## Given exercise:
Each line below must be set down exactly; omit any image you find.

⟨

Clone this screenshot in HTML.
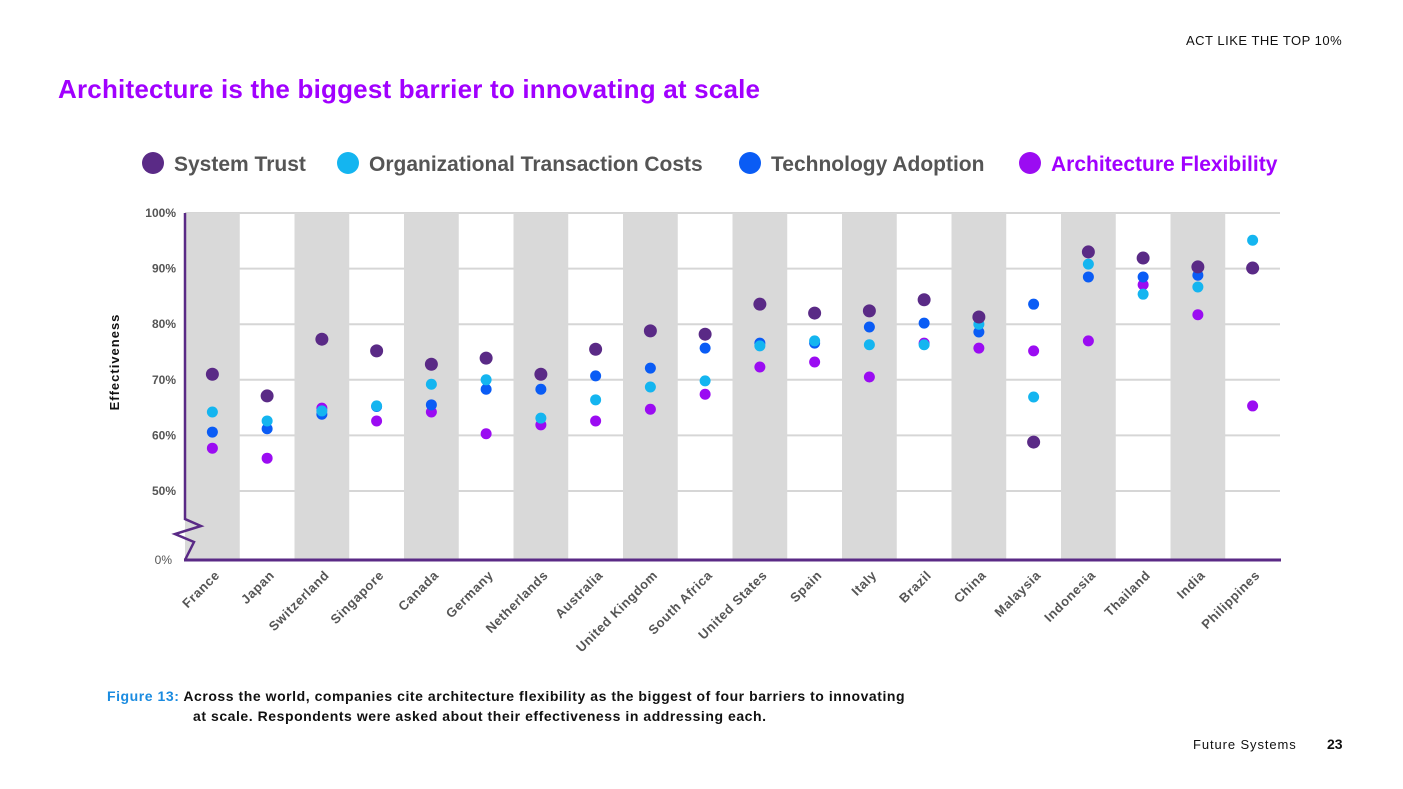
<!DOCTYPE html>
<html><head><meta charset="utf-8"><style>
body{margin:0;width:1403px;height:789px;background:#fff;font-family:"Liberation Sans",sans-serif;overflow:hidden;position:relative}
.a{position:absolute}
</style></head><body>
<div class="a" style="left:1186px;top:33px;font-size:13px;color:#111;letter-spacing:.5px">ACT LIKE THE TOP 10%</div>
<div class="a" style="left:58px;top:74px;font-size:26px;font-weight:bold;color:#a100ff;letter-spacing:0.2px">Architecture is the biggest barrier to innovating at scale</div>
<svg class="a" style="left:0;top:0" width="1403" height="789" id="chart">
<g id="legend"></g>
<g id="plot"></g>
</svg>
<div class="a" style="left:107px;top:686px;font-size:14px;font-weight:bold;color:#111;line-height:20px;letter-spacing:0.55px;white-space:nowrap"><span style="color:#1a8be0">Figure 13:</span> Across the world, companies cite architecture flexibility as the biggest of four barriers to innovating<br><span style="padding-left:86px">at scale. Respondents were asked about their effectiveness in addressing each.</span></div>
<div class="a" style="left:1193px;top:737px;font-size:13px;color:#111;letter-spacing:0.9px">Future Systems</div>
<div class="a" style="left:1327px;top:736px;font-size:14px;font-weight:bold;color:#111">23</div>
<script>
const categories=["France","Japan","Switzerland","Singapore","Canada","Germany","Netherlands","Australia","United Kingdom","South Africa","United States","Spain","Italy","Brazil","China","Malaysia","Indonesia","Thailand","India","Philippines"];
const systemTrust=[71.0,67.1,77.3,75.2,72.8,73.9,71.0,75.5,78.8,78.2,83.6,82.0,82.4,84.4,81.3,58.8,93.0,91.9,90.3,90.1];
const orgCosts=[64.2,62.6,64.4,65.3,69.2,70.0,63.1,66.4,68.7,69.8,76.1,77.0,76.3,76.3,80.0,66.9,90.8,85.4,86.7,95.1];
const techAdoption=[60.6,61.2,63.8,65.2,65.5,68.3,68.3,70.7,72.1,75.7,76.6,76.6,79.5,80.2,78.6,83.6,88.5,88.5,88.8,90.1];
const archFlex=[57.7,55.9,64.9,62.6,64.2,60.3,61.9,62.6,64.7,67.4,72.3,73.2,70.5,76.6,75.7,75.2,77.0,87.1,81.7,65.3];
const yTicks=[100,90,80,70,60,50];
const seriesNames=["System Trust","Organizational Transaction Costs","Technology Adoption","Architecture Flexibility"];
const NS="http://www.w3.org/2000/svg";
const X0=185,X1=1280,CW=(X1-X0)/categories.length;
function x(i){return X0+CW*(i+0.5);}
function y(v){return 213+(100-v)*5.56;}
const plot=document.getElementById('plot');
function mk(t,a,p){const e=document.createElementNS(NS,t);for(const k in a)e.setAttribute(k,a[k]);(p||plot).appendChild(e);return e;}
yTicks.forEach(t=>{const l=mk('line',{x1:X0,x2:X1,y1:y(t),y2:y(t),stroke:'#d6d6d6','stroke-width':2});


const tx=mk('text',{x:176,y:y(t)+4,'text-anchor':'end','font-size':12,'font-weight':'bold',fill:'#555'});tx.textContent=t+'%';

});
categories.forEach((c,i)=>{if(i%2===0){const r=mk('rect',{x:X0+CW*i,y:213,width:CW,height:347,fill:'#d9d9d9'});

}});
const z=mk('text',{x:172,y:564,'text-anchor':'end','font-size':12,fill:'#555'});z.textContent='0%';


const yt=mk('text',{transform:'translate(119,362) rotate(-90)','text-anchor':'middle','font-size':13,'font-weight':'bold',fill:'#111','letter-spacing':'1'});yt.textContent='Effectiveness';


const ax=mk('polyline',{points:'185,213 185,519 201,526 175,534 194,542 185,560',fill:'none',stroke:'#5a2a86','stroke-width':2.5});


const bx=mk('line',{x1:184,x2:1281,y1:560,y2:560,stroke:'#5a2a86','stroke-width':3});


categories.forEach((c,i)=>{const t=mk('text',{transform:`translate(${x(i)+8},${576}) rotate(-45)`,'text-anchor':'end','font-size':13,'font-weight':'bold',fill:'#555','letter-spacing':'0.6'});t.textContent=c;

});
const cols=['#5a2a86','#14b5f0','#0a5cf5','#9b0cf2'];
const radii=[6.5,5.5,5.5,5.5];
const data=[systemTrust,orgCosts,techAdoption,archFlex];
const drawOrder=[3,2,1,0];
drawOrder.forEach(s=>{data[s].forEach((v,i)=>{const d=mk('circle',{cx:x(i),cy:y(v),r:radii[s],fill:cols[s]});

});});
const lg=document.getElementById('legend');
const lx=[153,348,750,1030];
seriesNames.forEach((n,s)=>{const c=mk('circle',{cx:lx[s],cy:163,r:11,fill:cols[s]},lg);


const t=mk('text',{x:lx[s]+21,y:171,'font-size':21,'font-weight':'bold',fill:s===3?'#a100ff':'#555'},lg);t.textContent=n;

});
</script>
</body></html>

⟩

## Task answer:
Clone this screenshot in HTML.
<!DOCTYPE html>
<html><head><meta charset="utf-8"><style>
body{margin:0;width:1403px;height:789px;background:#fff;font-family:"Liberation Sans",sans-serif;overflow:hidden;position:relative}
.a{position:absolute}
</style></head><body>
<div class="a" style="left:1186px;top:33px;font-size:13px;color:#111;letter-spacing:.5px">ACT LIKE THE TOP 10%</div>
<div class="a" style="left:58px;top:74px;font-size:26px;font-weight:bold;color:#a100ff;letter-spacing:0.2px">Architecture is the biggest barrier to innovating at scale</div>
<svg class="a" style="left:0;top:0" width="1403" height="789" id="chart">
<g id="legend"></g>
<g id="plot"></g>
</svg>
<div class="a" style="left:107px;top:686px;font-size:14px;font-weight:bold;color:#111;line-height:20px;letter-spacing:0.55px;white-space:nowrap"><span style="color:#1a8be0">Figure 13:</span> Across the world, companies cite architecture flexibility as the biggest of four barriers to innovating<br><span style="padding-left:86px">at scale. Respondents were asked about their effectiveness in addressing each.</span></div>
<div class="a" style="left:1193px;top:737px;font-size:13px;color:#111;letter-spacing:0.9px">Future Systems</div>
<div class="a" style="left:1327px;top:736px;font-size:14px;font-weight:bold;color:#111">23</div>
<script>
const categories=["France","Japan","Switzerland","Singapore","Canada","Germany","Netherlands","Australia","United Kingdom","South Africa","United States","Spain","Italy","Brazil","China","Malaysia","Indonesia","Thailand","India","Philippines"];
const systemTrust=[71.0,67.1,77.3,75.2,72.8,73.9,71.0,75.5,78.8,78.2,83.6,82.0,82.4,84.4,81.3,58.8,93.0,91.9,90.3,90.1];
const orgCosts=[64.2,62.6,64.4,65.3,69.2,70.0,63.1,66.4,68.7,69.8,76.1,77.0,76.3,76.3,80.0,66.9,90.8,85.4,86.7,95.1];
const techAdoption=[60.6,61.2,63.8,65.2,65.5,68.3,68.3,70.7,72.1,75.7,76.6,76.6,79.5,80.2,78.6,83.6,88.5,88.5,88.8,90.1];
const archFlex=[57.7,55.9,64.9,62.6,64.2,60.3,61.9,62.6,64.7,67.4,72.3,73.2,70.5,76.6,75.7,75.2,77.0,87.1,81.7,65.3];
const yTicks=[100,90,80,70,60,50];
const seriesNames=["System Trust","Organizational Transaction Costs","Technology Adoption","Architecture Flexibility"];
const NS="http://www.w3.org/2000/svg";
const X0=185,X1=1280,CW=(X1-X0)/categories.length;
function x(i){return X0+CW*(i+0.5);}
function y(v){return 213+(100-v)*5.56;}
const plot=document.getElementById('plot');
function mk(t,a,p){const e=document.createElementNS(NS,t);for(const k in a)e.setAttribute(k,a[k]);(p||plot).appendChild(e);return e;}
yTicks.forEach(t=>{const l=mk('line',{x1:X0,x2:X1,y1:y(t),y2:y(t),stroke:'#d6d6d6','stroke-width':2});


const tx=mk('text',{x:176,y:y(t)+4,'text-anchor':'end','font-size':12,'font-weight':'bold',fill:'#555'});tx.textContent=t+'%';

});
categories.forEach((c,i)=>{if(i%2===0){const r=mk('rect',{x:X0+CW*i,y:213,width:CW,height:347,fill:'#d9d9d9'});

}});
const z=mk('text',{x:172,y:564,'text-anchor':'end','font-size':12,fill:'#555'});z.textContent='0%';


const yt=mk('text',{transform:'translate(119,362) rotate(-90)','text-anchor':'middle','font-size':13,'font-weight':'bold',fill:'#111','letter-spacing':'1'});yt.textContent='Effectiveness';


const ax=mk('polyline',{points:'185,213 185,519 201,526 175,534 194,542 185,560',fill:'none',stroke:'#5a2a86','stroke-width':2.5});


const bx=mk('line',{x1:184,x2:1281,y1:560,y2:560,stroke:'#5a2a86','stroke-width':3});


categories.forEach((c,i)=>{const t=mk('text',{transform:`translate(${x(i)+8},${576}) rotate(-45)`,'text-anchor':'end','font-size':13,'font-weight':'bold',fill:'#555','letter-spacing':'0.6'});t.textContent=c;

});
const cols=['#5a2a86','#14b5f0','#0a5cf5','#9b0cf2'];
const radii=[6.5,5.5,5.5,5.5];
const data=[systemTrust,orgCosts,techAdoption,archFlex];
const drawOrder=[3,2,1,0];
drawOrder.forEach(s=>{data[s].forEach((v,i)=>{const d=mk('circle',{cx:x(i),cy:y(v),r:radii[s],fill:cols[s]});

});});
const lg=document.getElementById('legend');
const lx=[153,348,750,1030];
seriesNames.forEach((n,s)=>{const c=mk('circle',{cx:lx[s],cy:163,r:11,fill:cols[s]},lg);


const t=mk('text',{x:lx[s]+21,y:171,'font-size':21,'font-weight':'bold',fill:s===3?'#a100ff':'#555'},lg);t.textContent=n;

});
</script>
</body></html>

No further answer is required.